Keep the Immigrants, Deport the Multiculturalists

I loved the WSJ headline for this op-ed by Jason L. Riley, author of the recent “Let Them In: The Case for Open Borders“. Here’s an excerpt on the common mistake called “Peter Pan” by demographers:

The media offers up a steady diet of data about current immigration from Mexico, and much of it consists of “averages” regarding English-language skills, income, home-ownership rates, education and so forth. But while digesting these figures, it’s important to keep in mind that Latino immigration is ongoing. These averages are snapshots of a moving stream and therefore of little use in measuring assimilation. To properly gauge assimilation, we need to find out how immigrants in the U.S. are faring over time. Only longitudinal studies that track individuals can provide that information.

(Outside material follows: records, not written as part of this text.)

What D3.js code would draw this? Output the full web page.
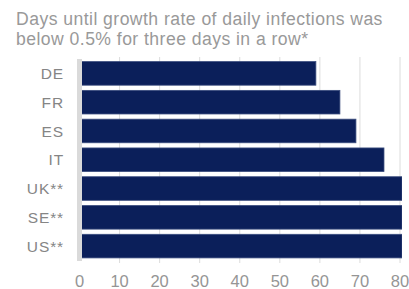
<!DOCTYPE html>
<html>
<head>
<meta charset="utf-8">
<script src="https://cdn.jsdelivr.net/npm/d3@7"></script>
<style>
  body { margin: 0; background: #fff; }
  svg { display: block; font-family: "Liberation Sans", Arial, sans-serif; }
</style>
</head>
<body>
<div id="vis"></div>
<script>
const FRAME_WIDTH = 409;
const FRAME_HEIGHT = 289;

// data
const COUNTRIES = ["DE", "FR", "ES", "IT", "UK**", "SE**", "US**"];
const DAYS = [59, 65, 69, 76, 80.5, 80.5, 80.5];
const TICKS = [0, 10, 20, 30, 40, 50, 60, 70, 80];
const TITLE_LINES = ["Days until growth rate of daily infections was",
                     "below 0.5% for three days in a row*"];

const data = COUNTRIES.map((c, i) => ({country: c, days: DAYS[i]}));

const FRAME = d3.select("#vis")
                .append("svg")
                  .attr("width", FRAME_WIDTH)
                  .attr("height", FRAME_HEIGHT);

const X_SCALE = d3.scaleLinear()
                  .domain([0, 80])
                  .range([79.5, 400]);

const Y_SCALE = d3.scaleBand()
                  .domain(COUNTRIES)
                  .range([59, 260.5])
                  .paddingInner(0.18)
                  .paddingOuter(0.09);

// title
FRAME.selectAll(".title")
     .data(TITLE_LINES)
     .enter()
     .append("text")
       .attr("x", 16)
       .attr("y", (d, i) => 25 + i * 20)
       .attr("font-size", "17.6px")
       .attr("letter-spacing", "0.45px")
       .attr("fill", "#999999")
       .text(d => d);

// vertical gridlines
FRAME.selectAll(".grid")
     .data(TICKS.slice(1))
     .enter()
     .append("line")
       .attr("x1", d => X_SCALE(d))
       .attr("x2", d => X_SCALE(d))
       .attr("y1", 57)
       .attr("y2", 263)
       .attr("stroke", "#dcdcdc")
       .attr("stroke-width", 1);

// bars, clipped at the right edge of the plot
FRAME.append("clipPath")
     .attr("id", "plot-clip")
     .append("rect")
       .attr("x", 0).attr("y", 0)
       .attr("width", 402).attr("height", FRAME_HEIGHT);

FRAME.append("g")
     .attr("clip-path", "url(#plot-clip)")
     .selectAll(".bar")
     .data(data)
     .enter()
     .append("rect")
       .attr("x", X_SCALE(0))
       .attr("y", d => Y_SCALE(d.country))
       .attr("width", d => X_SCALE(d.days) - X_SCALE(0))
       .attr("height", Y_SCALE.bandwidth())
       .attr("fill", "#0b1f5a")
       .attr("stroke", "#3b4d7e")
       .attr("stroke-width", 0.8);

// zero axis line
FRAME.append("line")
     .attr("x1", X_SCALE(0))
     .attr("x2", X_SCALE(0))
     .attr("y1", 59)
     .attr("y2", 261)
     .attr("stroke", "#dadada")
     .attr("stroke-width", 5);

// category labels
FRAME.selectAll(".cat")
     .data(COUNTRIES)
     .enter()
     .append("text")
       .attr("x", 64)
       .attr("y", d => Y_SCALE(d) + Y_SCALE.bandwidth() / 2)
       .attr("dy", "0.36em")
       .attr("text-anchor", "end")
       .attr("font-size", "15.5px")
       .attr("letter-spacing", "0.9px")
       .attr("fill", "#858585")
       .text(d => d);

// x tick labels
FRAME.selectAll(".tick-label")
     .data(TICKS)
     .enter()
     .append("text")
       .attr("x", d => X_SCALE(d))
       .attr("y", 287)
       .attr("text-anchor", "middle")
       .attr("font-size", "16.5px")
       .attr("fill", "#959595")
       .text(d => d);
</script>
</body>
</html>
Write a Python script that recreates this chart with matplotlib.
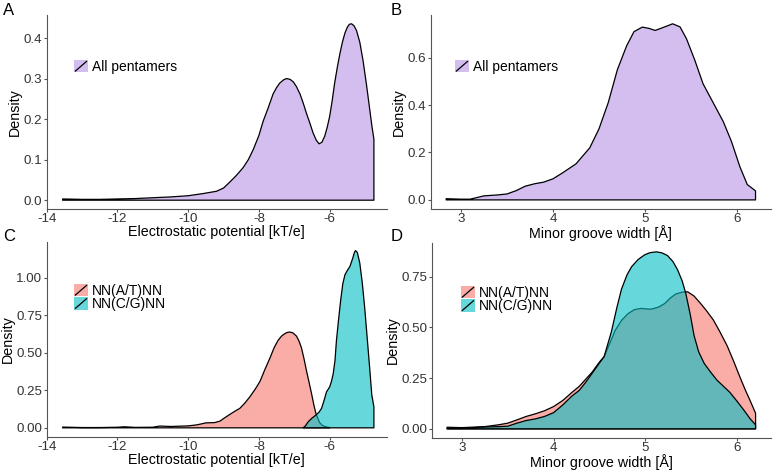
import numpy as np
import matplotlib
matplotlib.use('Agg')
import matplotlib.pyplot as plt
from matplotlib.patches import Rectangle, Patch
from matplotlib.lines import Line2D
from matplotlib.colors import to_rgba

plt.rcParams['font.family'] = ['Liberation Sans', 'DejaVu Sans']
plt.rcParams['axes.unicode_minus'] = False

W, H = 777, 473

# --- data ---
# A: electrostatic potential, all pentamers
ep_x = [-13.55, -13.0, -12.5, -12.0, -11.5, -11.0, -10.5, -10.0, -9.6, -9.2, -9.0,
        -8.82, -8.65, -8.45, -8.3, -8.16, -8.0, -7.88, -7.75, -7.6, -7.5, -7.41,
        -7.3, -7.22, -7.12, -7.03, -6.94, -6.84, -6.75, -6.66, -6.56, -6.47, -6.38,
        -6.3, -6.22, -6.14, -6.07, -6.0, -5.93, -5.86, -5.78, -5.71, -5.64, -5.57,
        -5.5, -5.44, -5.38, -5.31, -5.24, -5.15, -5.06, -4.96, -4.87, -4.81, -4.75]
ep_all = [0.003, 0.002, 0.002, 0.003, 0.004, 0.006, 0.008, 0.011, 0.016, 0.022, 0.03,
          0.045, 0.06, 0.08, 0.10, 0.125, 0.16, 0.195, 0.225, 0.262, 0.278, 0.289,
          0.297, 0.300, 0.298, 0.292, 0.28, 0.262, 0.24, 0.215, 0.19, 0.166, 0.148,
          0.139, 0.143, 0.158, 0.18, 0.207, 0.245, 0.289, 0.33, 0.362, 0.39, 0.412,
          0.427, 0.434, 0.435, 0.43, 0.418, 0.39, 0.346, 0.285, 0.225, 0.185, 0.150]

# B: minor groove width, all pentamers
mgw_x = [2.84, 3.0, 3.1, 3.25, 3.4, 3.5, 3.6, 3.7, 3.8, 3.9, 4.0, 4.1, 4.25, 4.4,
         4.5, 4.6, 4.7, 4.8, 4.88, 4.97, 5.04, 5.11, 5.2, 5.3, 5.38, 5.45, 5.54,
         5.63, 5.74, 5.85, 5.94, 6.03, 6.11, 6.2]
mgw_all = [0.005, 0.003, 0.003, 0.017, 0.021, 0.025, 0.039, 0.058, 0.068, 0.075, 0.089,
           0.113, 0.152, 0.22, 0.30, 0.41, 0.55, 0.65, 0.71, 0.729, 0.724, 0.715,
           0.728, 0.743, 0.73, 0.68, 0.59, 0.49, 0.41, 0.33, 0.245, 0.14, 0.065, 0.038]

# C: electrostatic potential by central base pair
ep_at_x = [-13.55, -13.0, -12.5, -12.0, -11.8, -11.5, -11.0, -10.8, -10.5, -10.0, -9.75,
           -9.5, -9.25, -9.1, -9.0, -8.82, -8.7, -8.54, -8.4, -8.26, -8.1, -7.97, -7.83,
           -7.69, -7.57, -7.46, -7.36, -7.27, -7.2, -7.13, -7.04, -6.94, -6.87, -6.8,
           -6.73, -6.66, -6.58, -6.51, -6.45, -6.39, -6.33, -6.28, -6.2, -6.09, -6.0]
ep_at = [0.005, 0.002, 0.002, 0.004, 0.007, 0.003, 0.004, 0.012, 0.009, 0.013, 0.02,
         0.033, 0.035, 0.045, 0.062, 0.09, 0.108, 0.13, 0.165, 0.206, 0.26, 0.31, 0.39,
         0.465, 0.535, 0.583, 0.612, 0.628, 0.636, 0.639, 0.633, 0.612, 0.58, 0.535,
         0.465, 0.385, 0.30, 0.225, 0.155, 0.096, 0.06, 0.033, 0.015, 0.006, 0.002]
ep_cg_x = [-6.75, -6.68, -6.61, -6.5, -6.39, -6.3, -6.23, -6.15, -6.09, -6.0, -5.95,
           -5.9, -5.85, -5.81, -5.75, -5.69, -5.63, -5.57, -5.5, -5.43, -5.35, -5.3,
           -5.27, -5.22, -5.15, -5.08, -5.01, -4.94, -4.87, -4.81, -4.75]
ep_cg = [0.0, 0.015, 0.04, 0.065, 0.085, 0.105, 0.13, 0.19, 0.24, 0.273, 0.31,
         0.362, 0.45, 0.58, 0.72, 0.85, 0.96, 1.02, 1.05, 1.075, 1.13, 1.17,
         1.182, 1.17, 1.10, 0.97, 0.80, 0.60, 0.40, 0.22, 0.14]

# D: minor groove width by central base pair
mgw_at_x = [2.84, 3.0, 3.25, 3.4, 3.5, 3.6, 3.7, 3.8, 3.9, 4.0, 4.1, 4.2, 4.28, 4.35,
            4.42, 4.5, 4.55, 4.61, 4.67, 4.74, 4.81, 4.88, 4.95, 5.06, 5.14, 5.21, 5.27,
            5.33, 5.4, 5.46, 5.53, 5.6, 5.67, 5.74, 5.81, 5.89, 5.96, 6.03, 6.09, 6.14, 6.2]
mgw_at = [0.008, 0.006, 0.011, 0.02, 0.028, 0.044, 0.061, 0.074, 0.089, 0.11, 0.14,
          0.18, 0.21, 0.245, 0.28, 0.33, 0.356, 0.42, 0.485, 0.535, 0.568, 0.588, 0.594,
          0.59, 0.60, 0.618, 0.645, 0.665, 0.674, 0.676, 0.655, 0.619, 0.58, 0.537, 0.48,
          0.41, 0.335, 0.255, 0.19, 0.14, 0.077]
mgw_cg_x = [2.84, 3.0, 3.25, 3.4, 3.5, 3.6, 3.7, 3.8, 3.9, 4.0, 4.1, 4.2, 4.28, 4.35,
            4.42, 4.5, 4.55, 4.63, 4.69, 4.74, 4.8, 4.85, 4.92, 4.99, 5.05, 5.12, 5.18,
            5.24, 5.3, 5.35, 5.4, 5.44, 5.49, 5.53, 5.58, 5.64, 5.71, 5.78, 5.85, 5.92,
            6.0, 6.07, 6.14, 6.2]
mgw_cg = [0.003, 0.003, 0.009, 0.011, 0.013, 0.028, 0.041, 0.049, 0.061, 0.08, 0.118,
          0.162, 0.19, 0.23, 0.274, 0.325, 0.356, 0.48, 0.60, 0.69, 0.76, 0.80, 0.835,
          0.858, 0.869, 0.873, 0.868, 0.855, 0.825, 0.785, 0.73, 0.668, 0.56, 0.46, 0.38,
          0.323, 0.28, 0.24, 0.21, 0.18, 0.135, 0.094, 0.05, 0.02]

ep_ticks = [-14, -12, -10, -8, -6]
mgw_ticks = [3, 4, 5, 6]

purple = '#d3beef'
pink = to_rgba('#F8766D', 0.6)
teal = to_rgba('#00BFC4', 0.6)


class SlashKey:
    def legend_artist(self, legend, orig_handle, fontsize, handlebox):
        x0, y0 = -handlebox.xdescent, -handlebox.ydescent
        w, h = handlebox.width, handlebox.height
        tr = handlebox.get_transform()
        rect = Rectangle((x0, y0), w, h, facecolor=orig_handle.get_facecolor(),
                         edgecolor='none', transform=tr)
        ln = Line2D([x0 + 1, x0 + w - 1], [y0 + 1, y0 + h - 1], color='black', lw=0.9,
                    transform=tr)
        handlebox.add_artist(rect)
        handlebox.add_artist(ln)
        return rect


def density(ax, x, y, color):
    x = np.asarray(x)
    y = np.asarray(y)
    ax.fill(np.r_[x, x[-1], x[0]], np.r_[y, 0, 0], facecolor=color,
            edgecolor='black', lw=0.9, joinstyle='round')


def style(ax, ticks, xlabel, ymax):
    for s in ['top', 'right']:
        ax.spines[s].set_visible(False)
    for s in ['left', 'bottom']:
        ax.spines[s].set_color('#555555')
        ax.spines[s].set_linewidth(0.8)
    ax.set_xticks(ticks)
    ax.tick_params(length=2.2, width=0.8, color='#555555', labelcolor='#333333',
                   labelsize=9.6, pad=1)
    ax.set_xlabel(xlabel, fontsize=10.3, labelpad=0)
    ax.set_ylabel('Density', fontsize=10.3, labelpad=1)
    ax.set_ylim(-ymax * 0.05, ymax * 1.05)


def add_ax(l, t, r, b):
    return fig.add_axes([l / W, 1 - b / H, (r - l) / W, (b - t) / H])


def xrange(ax, lo, hi):
    pad = (hi - lo) * 0.05
    ax.set_xlim(lo - pad, hi + pad)


fig = plt.figure(figsize=(W / 100, H / 100), dpi=100)

# A
axA = add_ax(46.7, 15, 387, 209)
density(axA, ep_x, ep_all, purple)
style(axA, ep_ticks, 'Electrostatic potential [kT/e]', max(ep_all))
axA.set_xlim(-14.0, -4.38)
axA.set_yticks([0.0, 0.1, 0.2, 0.3, 0.4])

# B
axB = add_ax(430.7, 15, 771, 208.7)
density(axB, mgw_x, mgw_all, purple)
style(axB, mgw_ticks, 'Minor groove width [Å]', max(mgw_all))
xrange(axB, min(mgw_x), max(mgw_x))
axB.set_yticks([0.0, 0.2, 0.4, 0.6])

# C
axC = add_ax(46.7, 241.7, 387, 436.7)
density(axC, ep_at_x, ep_at, pink)
density(axC, ep_cg_x, ep_cg, teal)
style(axC, ep_ticks, 'Electrostatic potential [kT/e]', max(ep_cg))
axC.set_xlim(-14.0, -4.38)
axC.set_yticks([0.0, 0.25, 0.5, 0.75, 1.0])
axC.set_yticklabels(['0.00', '0.25', '0.50', '0.75', '1.00'])

# D
axD = add_ax(431.7, 243, 771, 437.7)
density(axD, mgw_at_x, mgw_at, pink)
density(axD, mgw_cg_x, mgw_cg, teal)
style(axD, mgw_ticks, 'Minor groove width [Å]', max(mgw_cg))
xrange(axD, min(mgw_at_x), max(mgw_at_x))
axD.set_yticks([0.0, 0.25, 0.5, 0.75])
axD.set_yticklabels(['0.00', '0.25', '0.50', '0.75'])


def legend(ax, labels, colors, x, y):
    handles = [Patch(facecolor=c) for c in colors]
    ax.legend(handles, labels, handler_map={Patch: SlashKey()}, frameon=False,
              loc='upper left', bbox_to_anchor=(x / W, 1 - y / H),
              bbox_transform=fig.transFigure, borderpad=0, borderaxespad=0,
              handlelength=1.0, handleheight=1.0, handletextpad=0.3,
              labelspacing=-0.05, fontsize=10)


legend(axA, ['All pentamers'], [purple], 74, 60)
legend(axB, ['All pentamers'], [purple], 455, 60)
legend(axC, ['NN(A/T)NN', 'NN(C/G)NN'], [pink, teal], 74, 284)
legend(axD, ['NN(A/T)NN', 'NN(C/G)NN'], [pink, teal], 461, 286)

for lab, x, y in [('A', 3, 3), ('B', 391, 3), ('C', 3, 229), ('D', 391, 229)]:
    fig.text(x / W, 1 - y / H, lab, fontsize=12, va='top', ha='left')

fig.savefig('out.png', dpi=100)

Just looking at averages can give you a very distorted view of who’s learning English or dropping out of school or climbing out of poverty. How so? Because overall statistics that average in large numbers of newcomers can obscure the progress made by pre-existing immigrants.

Dowell Myers, a demographer at the University of Southern California, calls it the “Peter Pan Fallacy.” “Many of us assume, unwittingly, that immigrants are like Peter Pan,” says Mr. Myers, “forever frozen in their status as newcomers, never aging, never advancing economically, and never assimilating.” In this naïve view, he says, “the mounting numbers of foreign-born residents imply that our nation is becoming dominated by growing numbers of people who perpetually resemble newcomers.”

The reality, however, is that the longitudinal studies show real socio-economic progress by Latinos. Progress is slower in some areas, such as the education level of adult immigrants, and faster in others, such as income and homeownership rates. But there is no doubt that both assimilation and upward mobility are occurring over time.

And on multiculturalists and assimilation:

If American culture is under assault today, it’s not from immigrants who aren’t assimilating but from liberal elites who reject the concept of assimilation. For multiculturalists, and particularly those in the academy, assimilation is a dirty word. A values-neutral belief system is embraced by some to avoid having to judge one culture as superior or inferior to another. Others reject the assimilationist paradigm outright on the grounds that the U.S. hasn’t always lived up to its ideals. America slaughtered Indians and enslaved blacks, goes the argument, and this wicked history means we have no right to impose a value system on others.

Keep the immigrants. Deport the Columbia faculty.